DIRECTIVE: Take every line from the first down to the line with "5.7, 5.8, 5.9, 6.0, 6.1, 6.2, 6.3, 6.4, 6.5]" and set it down exactly, without the pictures.

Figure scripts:
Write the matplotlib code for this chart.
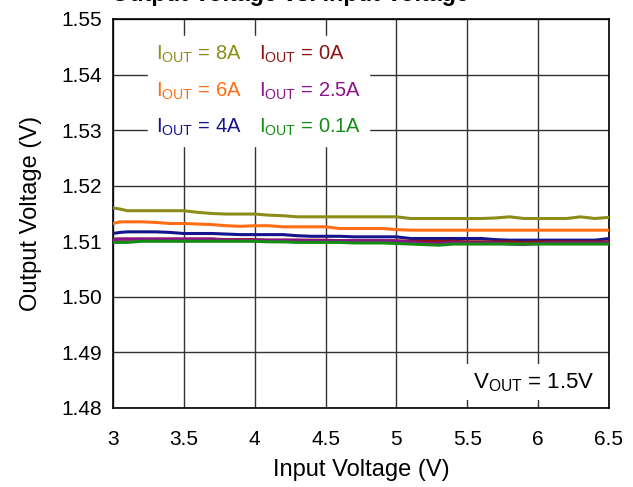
import matplotlib
matplotlib.use("Agg")
import matplotlib.pyplot as plt
from matplotlib.lines import Line2D

plt.rcParams['font.family'] = ['Liberation Sans', 'DejaVu Sans']
plt.rcParams['mathtext.fontset'] = 'custom'
plt.rcParams['mathtext.rm'] = 'Liberation Sans'
plt.rcParams['mathtext.it'] = 'Liberation Sans:italic'

# input voltage (V)
vin = [3.0, 3.05, 3.1, 3.2, 3.3, 3.4, 3.5, 3.6, 3.7, 3.8, 3.9, 4.0, 4.1, 4.2,
       4.3, 4.4, 4.5, 4.6, 4.7, 4.8, 4.9, 5.0, 5.1, 5.2, 5.3, 5.4, 5.5, 5.6,
       5.7, 5.8, 5.9, 6.0, 6.1, 6.2, 6.3, 6.4, 6.5]

# output voltage (V) per load current
vout_8a = [1.5160, 1.5158, 1.5155, 1.5155, 1.5155, 1.5155, 1.5155, 1.5152, 1.5150,
           1.5149, 1.5149, 1.5149, 1.5147, 1.5146, 1.5144, 1.5144, 1.5144, 1.5144,
           1.5144, 1.5144, 1.5144, 1.5144, 1.5141, 1.5141, 1.5141, 1.5141, 1.5141,
           1.5141, 1.5142, 1.5144, 1.5141, 1.5141, 1.5141, 1.5141, 1.5144, 1.5141,
           1.5143]
vout_6a = [1.5132, 1.5135, 1.5135, 1.5135, 1.5134, 1.5132, 1.5132, 1.5131, 1.5130,
           1.5128, 1.5127, 1.5128, 1.5128, 1.5126, 1.5126, 1.5126, 1.5126, 1.5123,
           1.5123, 1.5123, 1.5123, 1.5121, 1.5120, 1.5120, 1.5120, 1.5120, 1.5120,
           1.5120, 1.5120, 1.5120, 1.5120, 1.5120, 1.5120, 1.5120, 1.5120, 1.5120,
           1.5120]
vout_4a = [1.5114, 1.5116, 1.5117, 1.5117, 1.5117, 1.5116, 1.5114, 1.5114, 1.5114,
           1.5113, 1.5112, 1.5112, 1.5112, 1.5112, 1.5110, 1.5109, 1.5109, 1.5109,
           1.5108, 1.5108, 1.5108, 1.5108, 1.5105, 1.5105, 1.5105, 1.5105, 1.5105,
           1.5105, 1.5103, 1.5102, 1.5102, 1.5102, 1.5102, 1.5102, 1.5102, 1.5102,
           1.5105]
vout_0a = [1.5104, 1.5104, 1.5104, 1.5104, 1.5104, 1.5104, 1.5104, 1.5104, 1.5104,
           1.5103, 1.5103, 1.5103, 1.5102, 1.5102, 1.5102, 1.5102, 1.5102, 1.5101,
           1.5101, 1.5101, 1.5101, 1.5101, 1.5100, 1.5100, 1.5100, 1.5100, 1.5099,
           1.5099, 1.5099, 1.5099, 1.5098, 1.5099, 1.5099, 1.5099, 1.5099, 1.5099,
           1.5099]
vout_2a5 = [1.5103, 1.5104, 1.5104, 1.5104, 1.5104, 1.5104, 1.5104, 1.5104, 1.5104,
            1.5102, 1.5102, 1.5102, 1.5102, 1.5102, 1.5102, 1.5101, 1.5101, 1.5101,
            1.5101, 1.5101, 1.5101, 1.5100, 1.5099, 1.5096, 1.5096, 1.5098, 1.5097,
            1.5097, 1.5097, 1.5095, 1.5094, 1.5096, 1.5097, 1.5097, 1.5097, 1.5097,
            1.5097]
vout_0a1 = [1.5098, 1.5098, 1.5098, 1.5100, 1.5100, 1.5100, 1.5100, 1.5100, 1.5100,
            1.5100, 1.5100, 1.5100, 1.5099, 1.5099, 1.5098, 1.5098, 1.5098, 1.5098,
            1.5097, 1.5097, 1.5097, 1.5096, 1.5095, 1.5094, 1.5093, 1.5095, 1.5095,
            1.5095, 1.5095, 1.5095, 1.5095, 1.5095, 1.5095, 1.5095, 1.5095, 1.5095,
            1.5095]

labels = ['8A', '6A', '4A', '0A', '2.5A', '0.1A']
series = [vout_8a, vout_6a, vout_4a, vout_0a, vout_2a5, vout_0a1]
colors = ['#8c8c1a', '#ff6e14', '#14148c', '#8c1414', '#8c148c', '#148c14']

xticks = [3, 3.5, 4, 4.5, 5, 5.5, 6, 6.5]
xtick_labels = ['3', '3.5', '4', '4.5', '5', '5.5', '6', '6.5']
yticks = [1.48, 1.49, 1.50, 1.51, 1.52, 1.53, 1.54, 1.55]


def make_plot():
    fig = plt.figure(figsize=(6.33, 4.87), dpi=100)
    ax = fig.add_axes([113 / 633, 1 - 408 / 487, 496 / 633, 389 / 487])

    for y, c in zip(series, colors):
        ax.plot(vin, y, color=c, lw=2.2, solid_joinstyle='round', zorder=3)

    ax.set_xlim(3, 6.5)
    ax.set_ylim(1.48, 1.55)
    ax.set_xticks(xticks)
    ax.set_xticklabels(xtick_labels)
    ax.set_yticks(yticks)
    ax.set_yticklabels([f"{t:.2f}" for t in yticks])
    ax.tick_params(direction='in', length=0, labelsize=15)
    ax.tick_params(axis='x', pad=16)
    ax.tick_params(axis='y', pad=8)
    ax.grid(True, color='#333333', lw=1)
    for s in ax.spines.values():
        s.set_linewidth(1.2)

    ax.set_xlabel('Input Voltage (V)', fontsize=17, labelpad=7)
    ax.set_ylabel('Output Voltage (V)', fontsize=17, labelpad=14)

    # title sits mostly above the canvas, as in the source image
    fig.text(290 / 633, 1 - 1.5 / 487, 'Output Voltage vs. Input Voltage',
             ha='center', va='baseline', fontsize=16.8, fontweight='bold')

    handles = [Line2D([], [], color=c) for c in colors]
    leg_labels = [r'I$_{\mathrm{OUT}}$ = ' + l for l in labels]
    leg = ax.legend(handles, leg_labels, ncol=2, loc='upper left',
                    bbox_to_anchor=(35 / 496, 1 - 17 / 389), borderaxespad=0,
                    handlelength=0, handletextpad=0, labelcolor='linecolor',
                    fontsize=14.5, frameon=True, fancybox=False, framealpha=1,
                    edgecolor='white', borderpad=0.4, labelspacing=0.75,
                    columnspacing=0.85)
    leg.set_zorder(5)

    ax.text(5.97, 1.4846, r'V$_{\mathrm{OUT}}$ = 1.5V', ha='center', va='center',
            fontsize=16, zorder=5,
            bbox=dict(facecolor='white', edgecolor='none', boxstyle='square,pad=0.3'))

    fig.savefig('out.png', dpi=100)


if __name__ == "__main__":
    make_plot()
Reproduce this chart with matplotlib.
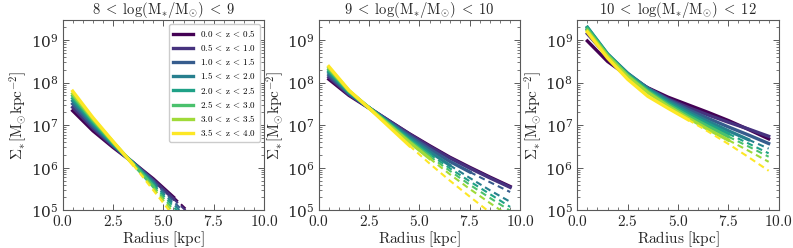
import numpy as np
import matplotlib
matplotlib.use("Agg")
import matplotlib.pyplot as plt
from matplotlib.ticker import FuncFormatter, LogLocator, MultipleLocator

plt.rcParams['mathtext.fontset'] = 'cm'
plt.rcParams['font.family'] = 'serif'
plt.rcParams['font.serif'] = ['DejaVu Serif']

# radial bins (kpc)
radius = [0.5, 1.5, 2.5, 3.5, 4.5, 5.5, 6.5, 7.5, 8.5, 9.5]

z_labels = ['0.0 < z < 0.5', '0.5 < z < 1.0', '1.0 < z < 1.5', '1.5 < z < 2.0',
            '2.0 < z < 2.5', '2.5 < z < 3.0', '3.0 < z < 3.5', '3.5 < z < 4.0']

mass_titles = [r'$8\;<\;\log(\mathrm{M}_{*}/\mathrm{M}_{\odot})\;<\;9$',
               r'$9\;<\;\log(\mathrm{M}_{*}/\mathrm{M}_{\odot})\;<\;10$',
               r'$10\;<\;\log(\mathrm{M}_{*}/\mathrm{M}_{\odot})\;<\;12$']

# log10 Sigma_* per z bin, 8 < logM < 9
logsig_m8 = [
    [7.34, 6.87, 6.48, 6.12, 5.74, 5.31, 4.86, 4.41, 3.96, 3.51],
    [7.42, 6.93, 6.51, 6.12, 5.71, 5.27, 4.82, 4.36, 3.90, 3.44],
    [7.50, 6.98, 6.53, 6.12, 5.68, 5.21, 4.73, 4.25, 3.77, 3.29],
    [7.57, 7.03, 6.55, 6.11, 5.64, 5.15, 4.65, 4.15, 3.65, 3.15],
    [7.63, 7.07, 6.57, 6.10, 5.60, 5.09, 4.56, 4.03, 3.50, 2.97],
    [7.69, 7.11, 6.59, 6.09, 5.56, 5.02, 4.46, 3.90, 3.34, 2.78],
    [7.74, 7.15, 6.61, 6.08, 5.52, 4.95, 4.38, 3.81, 3.24, 2.67],
    [7.80, 7.18, 6.62, 6.07, 5.47, 4.87, 4.27, 3.67, 3.07, 2.47],
]

# 9 < logM < 10
logsig_m9 = [
    [8.08, 7.70, 7.40, 7.10, 6.80, 6.52, 6.25, 6.01, 5.78, 5.56],
    [8.13, 7.72, 7.41, 7.10, 6.79, 6.50, 6.23, 5.99, 5.76, 5.54],
    [8.18, 7.74, 7.41, 7.08, 6.75, 6.44, 6.15, 5.90, 5.66, 5.43],
    [8.23, 7.76, 7.41, 7.06, 6.71, 6.38, 6.06, 5.76, 5.47, 5.20],
    [8.27, 7.78, 7.41, 7.04, 6.67, 6.32, 5.99, 5.68, 5.38, 5.08],
    [8.31, 7.80, 7.41, 7.02, 6.63, 6.27, 5.93, 5.60, 5.29, 4.99],
    [8.35, 7.81, 7.40, 7.00, 6.60, 6.22, 5.85, 5.50, 5.17, 4.85],
    [8.38, 7.82, 7.40, 6.96, 6.52, 6.10, 5.70, 5.32, 4.95, 4.60],
]

# 10 < logM < 12
logsig_m10 = [
    [8.98, 8.50, 8.16, 7.88, 7.66, 7.48, 7.30, 7.11, 6.90, 6.68],
    [9.15, 8.62, 8.20, 7.87, 7.62, 7.42, 7.24, 7.07, 6.91, 6.74],
    [9.25, 8.66, 8.22, 7.87, 7.60, 7.37, 7.16, 6.96, 6.77, 6.57],
    [9.30, 8.68, 8.22, 7.86, 7.57, 7.32, 7.09, 6.87, 6.66, 6.45],
    [9.30, 8.67, 8.20, 7.83, 7.53, 7.27, 7.03, 6.80, 6.57, 6.34],
    [9.26, 8.65, 8.18, 7.80, 7.49, 7.22, 6.97, 6.73, 6.50, 6.26],
    [9.22, 8.63, 8.15, 7.77, 7.45, 7.17, 6.90, 6.65, 6.40, 6.14],
    [9.19, 8.58, 8.08, 7.68, 7.40, 7.13, 6.85, 6.56, 6.25, 5.93],
]

# last radius drawn solid; beyond it the profile is dashed
solid_until_m8 = [5.5, 5.5, 4.5, 4.5, 4.5, 4.5, 3.5, 3.5]
solid_until_m9 = [9.5, 9.5, 7.5, 6.5, 5.5, 5.5, 5.5, 4.5]
solid_until_m10 = [9.5, 9.5, 9.5, 8.5, 7.5, 7.5, 7.5, 5.5]

panels = [(logsig_m8, solid_until_m8), (logsig_m9, solid_until_m9),
          (logsig_m10, solid_until_m10)]

colors = plt.cm.viridis(np.linspace(0, 1, len(z_labels)))
r = np.array(radius)

fig = plt.figure(figsize=(7.93, 2.48), dpi=100)
lefts = [0.079, 0.402, 0.728]
axes = [fig.add_axes([l, 0.152, 0.254, 0.768]) for l in lefts]

mathfmt = FuncFormatter(lambda v, p: r'$%.1f$' % v)

def zlab(s):
    return '$' + s.replace('z', r'\mathrm{z}').replace('<', r'\:<\:').replace(' ', '') + '$'

for ax, (data, cuts), title in zip(axes, panels, mass_titles):
    for i, (vals, cut) in enumerate(zip(data, cuts)):
        sig = 10 ** np.array(vals)
        solid = r <= cut
        dash = r >= cut
        ax.plot(r[solid], sig[solid], color=colors[i], lw=2.4, label=zlab(z_labels[i]))
        if dash.sum() > 1:
            ax.plot(r[dash], sig[dash], color=colors[i], lw=1.5, ls=(0, (3, 2)))
    ax.set_yscale('log')
    ax.set_xlim(0, 10)
    ax.set_ylim(1e5, 3e9)
    ax.set_title(title, fontsize=10.5, pad=1.5, color='0.15')
    ax.set_xlabel(r'$\mathrm{Radius\ [kpc]}$', fontsize=11, labelpad=0, color='0.15')
    ax.set_ylabel(r'$\Sigma_{*}[\mathrm{M}_{\odot}\mathrm{kpc}^{-2}]$', fontsize=11,
                  labelpad=1, color='0.15')
    ax.xaxis.set_major_locator(MultipleLocator(2.5))
    ax.xaxis.set_minor_locator(MultipleLocator(0.5))
    ax.xaxis.set_major_formatter(mathfmt)
    ax.yaxis.set_major_locator(LogLocator(base=10, numticks=10))
    ax.yaxis.set_minor_locator(LogLocator(base=10, subs=np.arange(2, 10), numticks=20))
    ax.tick_params(which='both', direction='in', top=True, right=True, labelsize=11,
                   colors='0.25', labelcolor='0.15', pad=3)
    ax.tick_params(axis='x', which='major', pad=3)
    ax.tick_params(which='major', length=4, width=0.6)
    ax.tick_params(which='minor', length=2, width=0.5)
    for s in ax.spines.values():
        s.set_color('0.35')
        s.set_linewidth(0.8)

axes[0].legend(loc='upper right', fontsize=6.5, handlelength=2.3, labelspacing=0.35,
               borderpad=0.4, handletextpad=0.7, framealpha=1, edgecolor='0.8',
               fancybox=True)

fig.savefig('out.png', dpi=100)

WORKED ANSWER:
Write the matplotlib code for this chart.
import matplotlib
matplotlib.use("Agg")
import matplotlib.pyplot as plt
from matplotlib.lines import Line2D

plt.rcParams['font.family'] = ['Liberation Sans', 'DejaVu Sans']
plt.rcParams['mathtext.fontset'] = 'custom'
plt.rcParams['mathtext.rm'] = 'Liberation Sans'
plt.rcParams['mathtext.it'] = 'Liberation Sans:italic'

# input voltage (V)
vin = [3.0, 3.05, 3.1, 3.2, 3.3, 3.4, 3.5, 3.6, 3.7, 3.8, 3.9, 4.0, 4.1, 4.2,
       4.3, 4.4, 4.5, 4.6, 4.7, 4.8, 4.9, 5.0, 5.1, 5.2, 5.3, 5.4, 5.5, 5.6,
       5.7, 5.8, 5.9, 6.0, 6.1, 6.2, 6.3, 6.4, 6.5]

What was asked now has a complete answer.